*DATA LINES:*

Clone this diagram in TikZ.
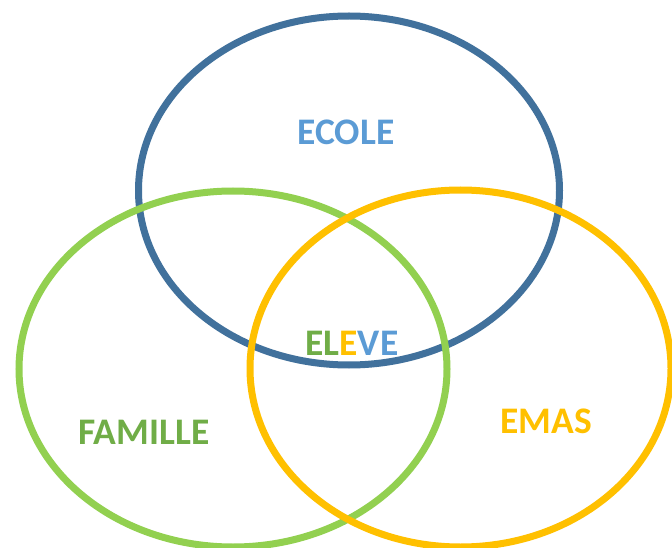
\documentclass[tikz,border=0pt]{standalone}
\usepackage{fontspec}
\setmainfont{Carlito}
\usetikzlibrary{shapes.geometric}
\definecolor{ringblue}{HTML}{41719C}
\definecolor{ringgreen}{HTML}{92D050}
\definecolor{ringorange}{HTML}{FFC000}
\definecolor{txtblue}{HTML}{5B9BD5}
\definecolor{txtgreen}{HTML}{70AD47}
\definecolor{txtorange}{HTML}{FFC000}
\tikzset{
  ring/.style={ellipse, draw, line width=7pt, inner sep=0pt, fill=none},
  lbl/.style={font=\bfseries\fontsize{37.5}{42}\selectfont, inner sep=0pt}
}
\begin{document}
\begin{tikzpicture}[x=1pt,y=-1pt]
\useasboundingbox (0,0) rectangle (672,548);
\fill[white] (0,0) rectangle (672,548);
\node[ring, draw=ringblue, minimum width=421pt, minimum height=349pt] (ecole) at (349,190.5) {};
\node[ring, draw=ringgreen, minimum width=428pt, minimum height=356pt] (famille) at (233,369) {};
\node[ring, draw=ringorange, minimum width=421pt, minimum height=357pt] (emas) at (460.5,368.5) {};
\node[lbl, text=txtblue] (tecole) at (346,132) {ECOLE};
\node[lbl, text=txtgreen] (tfamille) at (144,432) {FAMILLE};
\node[lbl, text=txtorange] (temas) at (546,421) {EMAS};
\node[lbl] (televe) at (352,343) {\textcolor{txtgreen}{EL}\textcolor{txtorange}{E}\textcolor{txtblue}{VE}};
\end{tikzpicture}
\end{document}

*TASK DETAILS:*
What is needed is an exact reproduction of the data, pictures excluded.

*WORKED ANSWER:*
Clone this diagram in TikZ.
\documentclass[tikz,border=0pt]{standalone}
\usepackage{fontspec}
\setmainfont{Carlito}
\usetikzlibrary{shapes.geometric}
\definecolor{ringblue}{HTML}{41719C}
\definecolor{ringgreen}{HTML}{92D050}
\definecolor{ringorange}{HTML}{FFC000}
\definecolor{txtblue}{HTML}{5B9BD5}
\definecolor{txtgreen}{HTML}{70AD47}
\definecolor{txtorange}{HTML}{FFC000}
\tikzset{
  ring/.style={ellipse, draw, line width=7pt, inner sep=0pt, fill=none},
  lbl/.style={font=\bfseries\fontsize{37.5}{42}\selectfont, inner sep=0pt}
}
\begin{document}
\begin{tikzpicture}[x=1pt,y=-1pt]
\useasboundingbox (0,0) rectangle (672,548);
\fill[white] (0,0) rectangle (672,548);
\node[ring, draw=ringblue, minimum width=421pt, minimum height=349pt] (ecole) at (349,190.5) {};
\node[ring, draw=ringgreen, minimum width=428pt, minimum height=356pt] (famille) at (233,369) {};
\node[ring, draw=ringorange, minimum width=421pt, minimum height=357pt] (emas) at (460.5,368.5) {};
\node[lbl, text=txtblue] (tecole) at (346,132) {ECOLE};
\node[lbl, text=txtgreen] (tfamille) at (144,432) {FAMILLE};
\node[lbl, text=txtorange] (temas) at (546,421) {EMAS};
\node[lbl] (televe) at (352,343) {\textcolor{txtgreen}{EL}\textcolor{txtorange}{E}\textcolor{txtblue}{VE}};
\end{tikzpicture}
\end{document}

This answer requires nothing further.